Nicht ganz eindeutig steht fest, wann der Text für Jiskor formuliert wurde. Seit den Kreuzzügen – mit all dem Blutvergiessen und Leid – hat man Jiskor auch an den drei Jomim-Towim, den Hohen Feiertagen, eingeführt. In der Synagoge ist es dann Brauch, Kerzen an zu zünden „zur Erhebung der Seele“.
Nachdem man verstorben ist, löst sich die Seele vom Körper und Jiskor leistet hierfür Kappara, Sühne.
Jiskor lässt dogmatische Ungewissheiten vermuten, wie die weitere Existenz der Seele, losgelöst vom Körper und das Wiederauferstehen der Toten.
Bevor wir mit diesen mystischen Gegebenheiten fort fahren, zunächst einige
HALACHISCHE EINZELHEITEN
Jiskor hat seinen Weg auch feststellbar in den jüdischen Vorschriften gefunden, um „während des Trauerjahres und am Geburtstag des Sterbedatums (Jahrzeit) einer als Israelit verstorbenen und nach Jüdischem Brauch begrabenen Person ein Licht an zu zünden und es angezündet zu lassen und an festgelegten Zeiten das Gebet Jiskor für dessen Seelenruhe zu sprechen unter den in den nachfolgenden Einzelheiten festgelegten Voraussetzungen usw.“
In den frühesten Texten werden die Namen der Verstorbenen aufgeführt.

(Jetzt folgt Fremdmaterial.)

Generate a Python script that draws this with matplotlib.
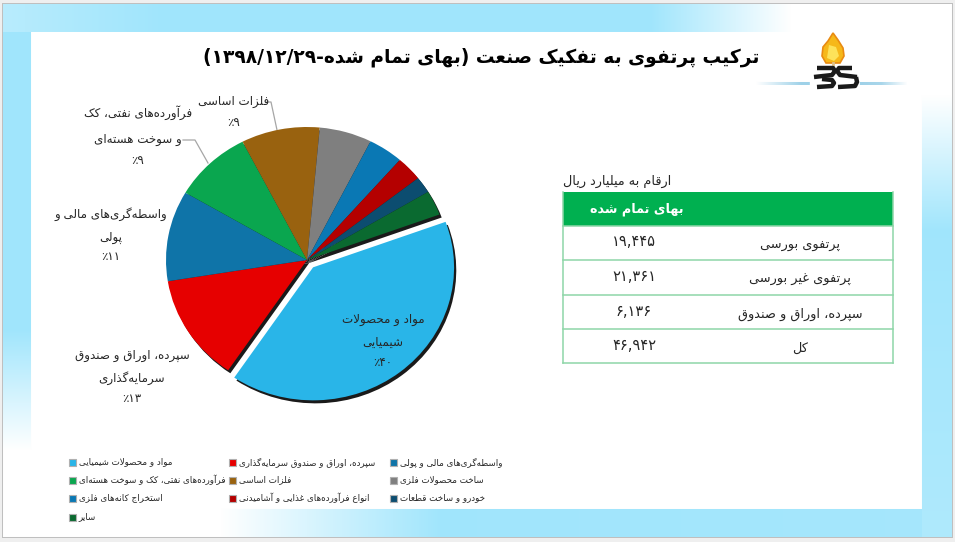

Bei den Askenasischen (westlichen) Juden wird dem eigenen Namen der Name des Vaters des Verstorbenen hinzugefügt, aber bei den Sefarden – Orientalische Juden – wird der Name der Mutter nach dem Eigennamen des Verstorbenen genannt.
Obwohl die „Aufzählung der Seelen“ hauptsächlich öffentlich erfolgt, kann man auch zu Hause das „Maskir Neschommes“ sprechen – da hierzu kein Minjan (ein Minimum von 10 religiös mündigen Männern) erforderlich ist.
In der Synagoge ruft der Gabbai (Synagogen-Vorstand) oder der Kantor, kurz vor der Rezitation dieses Gebetes, laut das Wort „JISKOR“, um diejenigen daran zu erinnern, die Synagoge zu verlassen, von denen ein Elternteil noch am Leben ist.
Dieses muss erfolgen, um unnötige Eifersucht zu vermeiden oder da Kinder, die zwar noch ein Elternteil haben aber das Gebet nicht mitsprechen können, nicht den Eindruck erwecken, dass sie sich nicht mit dem Gebet identifizieren.
Heutzutage unterscheiden wir unterschiedliche Fassungen von Jiskor, die von den Umständen abhängen (wie z. B. am Sterbetag oder an Jahrzeit).
Es kann von der Bima gesprochen werden – erhöhter Teil in der Synagoge, auf dem aus der Thora vorgelesen wird – aber nicht nachdem jemand aufgerufen wurde und ein Mischeberach gesagt wurde (bei diesem Jiskor wird den Name des Vaters des Verstorbenen genannt). Erst später – nach Hanoteen Teschua – kann dieses jedoch auf Bitte wohl erfolgen.
Das Jiskor kann auch vom Platz des Kantors gesagt werden und zwar an Werktagen nach dem Morgen- und Abendgebet, im Anschluss an dem G“ttesdienst und nach ein (kurze) Vorlesung von Mischnajot. Bei diesem letzten Jiskor wird der Name der Mutter genannt.